Imagino que a Kolakowski no le hubiese disgustado que se le cite, largamente, un viernes santo para desnudar a una secta:
Los intelectuales están sujetos con frecuencia a un fenómeno psicológico especial que refleja el hecho de que están divididos entre deseos o actitudes incompatibles. Por un lado, se sienten muy orgullosos de su superioridad y de su independencia. Por otro, es precisamente este sentimiento de independencia del que están orgullosos el que les produce una especie de incertidumbre sobre su pertenencia. Hay en todo ser humano, obviamente, una necesidad de pertenecer a algún lugar. Y esta es una de las razones por la que es relativamente sencillo para los intelectuales identificarse de un modo cerebral con la causa de la gente al tiempo que mantienen sus sentimientos de superioridad intactos. En otras palabras, quiere pertenecer a una élite con necesidades fuera de lo ordinario, pero al mismo tiempo sufren por esa sensación de distancia y aislamiento. La mejor manera de escapar de este dilema es precisamente la identificación cerebral con la causa de los desvalidos. El marxismo es la mejor manera de expresar este conflicto, de reconciliar, aunque sea parcialmente, estos sentimientos contradictorios.
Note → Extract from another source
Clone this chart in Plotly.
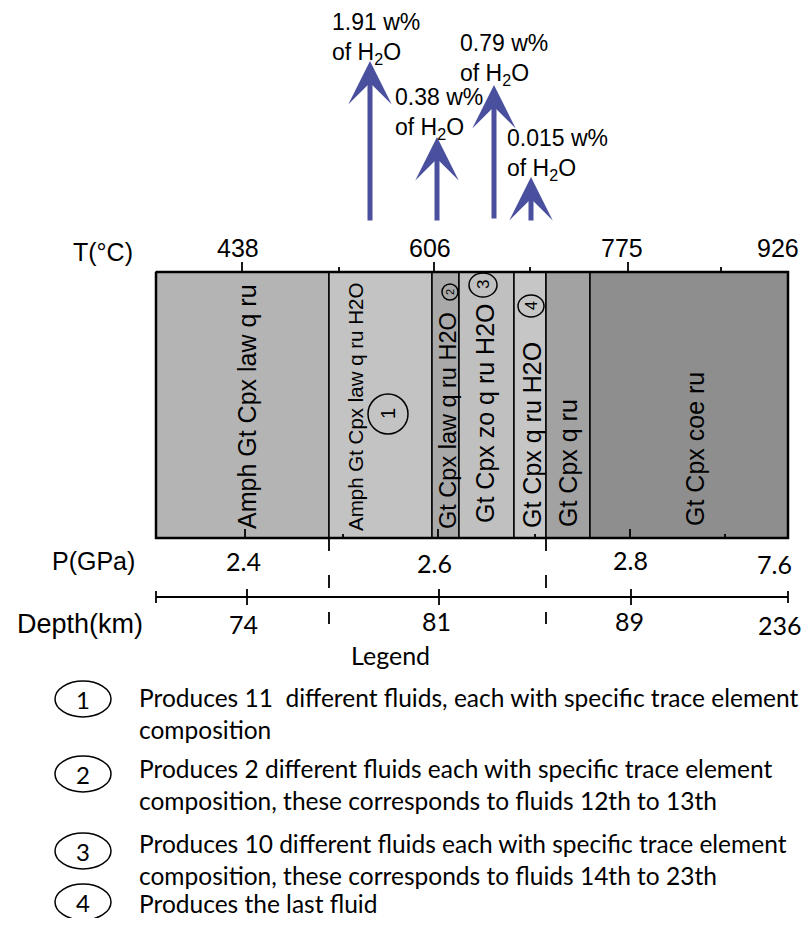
import plotly.graph_objects as go

ARIAL = "Liberation Sans, Arial, sans-serif"
MYRIAD = "Lato, Liberation Sans Narrow, sans-serif"

# phase fields along the path, left to right (x edges in px of the 810x926 sheet)
band_edges = [156, 329, 432, 459, 514, 546, 590, 788]
band_colors = ['#b4b4b4', '#c3c3c3', '#a9a9a9', '#c0c0c0', '#c6c6c6', '#a2a2a2', '#8e8e8e']
band_labels = ['Amph Gt Cpx law q ru', 'Amph Gt Cpx law q ru H2O', 'Gt Cpx law q ru H2O',
               'Gt Cpx zo q ru H2O', 'Gt Cpx q ru H2O', 'Gt Cpx q ru', 'Gt Cpx coe ru']
label_x = [247, 355, 448, 485, 532, 568, 695]
label_y = [407, 407, 421, 413, 435, 463, 449]
label_size = [25, 20.5, 23.5, 25, 25, 25, 25]
box_top, box_bottom = 272, 538

# circled reaction numbers inside the fields
mark_num = ['1', '2', '3', '4']
mark_x = [388, 450, 483, 531]
mark_y = [414, 292, 285, 306]
mark_rx = [20, 8, 14, 13]
mark_ry = [20, 8, 12, 11]
mark_size = [20, 11, 17, 16]

# temperature scale on top
T_labels = ['438', '606', '775', '926']
T_label_x = [238, 430, 622, 778]
T_major = [242, 434, 628]
T_minor = [339, 530, 721]

# pressure under the box
P_labels = ['2.4', '2.6', '2.8', '7.6']
P_x = [243, 434, 630, 774]
P_y = [561, 563, 560, 564]
P_major = [245, 438, 630]
P_minor = [343, 535, 725]

# depth scale
depth_labels = ['74', '81', '89', '236']
depth_x = [243, 436, 629, 780]
depth_y = [624, 621, 621, 625]
depth_ticks = [247, 439, 631]
depth_line_y = 597

dash_x = [329, 546]

# water released at each step
h2o = ['1.91', '0.38', '0.79', '0.015']
arrow_x = [370, 437, 494, 531]
arrow_tip = [61, 137, 85, 177]
arrow_base = [222, 222, 220, 222]
h2o_x = [330, 393, 458, 505]
h2o_y = [38, 113, 59, 154]

legend_num = ['1', '2', '3', '4']
legend_text = [
    ['Produces 11  different fluids, each with specific trace element', 'composition'],
    ['Produces 2 different fluids each with specific trace element',
     'composition, these corresponds to fluids 12th to 13th'],
    ['Produces 10 different fluids each with specific trace element',
     'composition, these corresponds to fluids 14th to 23th'],
    ['Produces the last fluid'],
]
legend_y = [697, 768, 843, 903]
legend_circle_y = [699, 774, 851, 902]
legend_cx = 83
legend_text_x = 137
line_gap = 32

fig = go.Figure()

# fields
centers = [(band_edges[i] + band_edges[i + 1]) / 2 for i in range(len(band_labels))]
widths = [band_edges[i + 1] - band_edges[i] for i in range(len(band_labels))]
fig.add_trace(go.Bar(x=centers, y=[box_bottom - box_top] * len(centers), base=box_top,
                     width=widths, marker=dict(color=band_colors, line=dict(color='black', width=1.5)),
                     hoverinfo='skip'))

# outer frame
x0, x1 = band_edges[0], band_edges[-1]
fig.add_trace(go.Scatter(x=[x0, x1, x1, x0, x0], y=[box_top, box_top, box_bottom, box_bottom, box_top],
                         mode='lines', line=dict(color='black', width=2.5), hoverinfo='skip'))

# tick marks
tx, ty = [], []
for v in T_major:
    tx += [v, v, None]; ty += [box_top - 10, box_top, None]
for v in T_minor:
    tx += [v, v, None]; ty += [box_top - 5, box_top, None]
for v in P_major:
    tx += [v, v, None]; ty += [box_bottom - 9, box_bottom, None]
for v in P_minor:
    tx += [v, v, None]; ty += [box_bottom - 4, box_bottom, None]
for v in depth_ticks:
    tx += [v, v, None]; ty += [depth_line_y - 8, depth_line_y + 8, None]
for v in [x0, x1]:
    tx += [v, v, None]; ty += [depth_line_y - 6, depth_line_y + 6, None]
tx += [x0, x1]; ty += [depth_line_y, depth_line_y]
fig.add_trace(go.Scatter(x=tx, y=ty, mode='lines', line=dict(color='black', width=1.8),
                         hoverinfo='skip'))

for d in dash_x:
    fig.add_trace(go.Scatter(x=[d, d], y=[box_bottom, 624], mode='lines',
                             line=dict(color='black', width=1.8, dash='13px,24px'), hoverinfo='skip'))

ann = []
for t, x, y, s in zip(band_labels, label_x, label_y, label_size):
    ann.append(dict(x=x, y=y, text=t, textangle=-90, showarrow=False,
                    font=dict(family=ARIAL, size=s, color='black')))

shapes = []
for n, x, y, rx, ry, s in zip(mark_num, mark_x, mark_y, mark_rx, mark_ry, mark_size):
    shapes.append(dict(type='circle', xref='x', yref='y', x0=x - rx, x1=x + rx, y0=y - ry, y1=y + ry,
                       line=dict(color='black', width=1.5)))
    ann.append(dict(x=x, y=y, text=n, textangle=-90, showarrow=False,
                    font=dict(family=ARIAL, size=s, color='black')))

ann.append(dict(x=135, y=252, text='T(°C)', xanchor='right', showarrow=False,
                font=dict(family=ARIAL, size=25, color='black')))
for t, x in zip(T_labels, T_label_x):
    ann.append(dict(x=x, y=248, text=t, showarrow=False, font=dict(family=ARIAL, size=25, color='black')))

ann.append(dict(x=137, y=561, text='P(GPa)', xanchor='right', showarrow=False,
                font=dict(family=ARIAL, size=25, color='black')))
for t, x, y in zip(P_labels, P_x, P_y):
    ann.append(dict(x=x, y=y, text=t, showarrow=False, font=dict(family=MYRIAD, size=25, color='black')))

ann.append(dict(x=145, y=624, text='Depth(km)', xanchor='right', showarrow=False,
                font=dict(family=ARIAL, size=27, color='black')))
for t, x, y in zip(depth_labels, depth_x, depth_y):
    ann.append(dict(x=x, y=y, text=t, showarrow=False, font=dict(family=MYRIAD, size=25, color='black')))

for w, ax_, tip, base, lx, ly in zip(h2o, arrow_x, arrow_tip, arrow_base, h2o_x, h2o_y):
    ann.append(dict(x=ax_, y=tip, ax=ax_, ay=base, xref='x', yref='y', axref='x', ayref='y',
                    text='', showarrow=True, arrowhead=3, arrowsize=1.45, arrowwidth=5,
                    arrowcolor='#4a4f9e'))
    ann.append(dict(x=lx, y=ly, text=w + ' w%<br>of H<sub>2</sub>O', xanchor='left', align='left',
                    showarrow=False, font=dict(family=ARIAL, size=23, color='black')))

ann.append(dict(x=390, y=655, text='Legend', showarrow=False,
                font=dict(family=MYRIAD, size=25, color='black')))
for n, lines, y, cy in zip(legend_num, legend_text, legend_y, legend_circle_y):
    shapes.append(dict(type='circle', xref='x', yref='y', x0=legend_cx - 28, x1=legend_cx + 28,
                       y0=cy - 18, y1=cy + 18, line=dict(color='black', width=1.5)))
    ann.append(dict(x=legend_cx, y=cy, text=n, showarrow=False,
                    font=dict(family=MYRIAD, size=24, color='black')))
    for k, line in enumerate(lines):
        ann.append(dict(x=legend_text_x, y=y + k * line_gap, text=line, xanchor='left',
                        showarrow=False, font=dict(family=MYRIAD, size=24.5, color='black')))

# page body keeps an 8px margin, so the figure is shrunk and the ranges start at 8
fig.update_layout(width=794, height=910, margin=dict(l=0, r=0, t=0, b=0),
                  plot_bgcolor='white', paper_bgcolor='white', showlegend=False,
                  xaxis=dict(range=[8, 802], visible=False, fixedrange=True),
                  yaxis=dict(range=[918, 8], visible=False, fixedrange=True),
                  annotations=ann, shapes=shapes)

fig.write_html("out.html")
Otra tendencia común en los intelectuales es su constante y desesperada búsqueda de legitimidad. Después de todo, nadie pregunta para qué sirven los plomeros o cuál es la razón de ser de los doctores, pero la pregunta sobre cuál es la razón de ser de los intelectuales es bastante natural y hasta entendible. Y son los intelectuales los que se plantean esta pregunta incesantemente. Esperan eventualmente hallar un tipo de legitimidad social que sienten les hace falta. El otro problema es que el intelectual quiere ser escuchado, y la única garantía institucional de que un intelectual será escuchado es si él se incluye dentro de un establishmenttotalitario. Esto explica por qué muchos intelectuales ansían ser pensadores de la corte o filósofos cortesanos en un sistema totalitario que provee ciertas comodidades, y que garantiza por lo menos en parte una audiencia leal a intelectuales serviles, sin importar cuáles sean los resultados.
[…] De estas memorias [de Nadezhda Mandelstam] podemos advertir cómo la inteligentsiarusa fue en una medida culpable de su propia destrucción. Varias escuelas literarias rivalizaban entre ellas para ser reconocidas por el despótico gobierno comunista y así eliminar a sus competidores. Y esta rivalidad eventualmente le dio a los déspotas una herramienta harto conveniente con la que domar, o domesticar, y eventualmente destruir a la cultura rusa. Detrás de este fenómeno podemos discernir los deseos y las emociones contradictorias que anotábamos anteriormente: tanto ser parte de una élite como estar del lado de los desvalidos, tanto ser independiente como ser aclamado como un heraldo de la razón y un profeta de las masas. Demandas incompatibles pero características, quizá, de esta clase.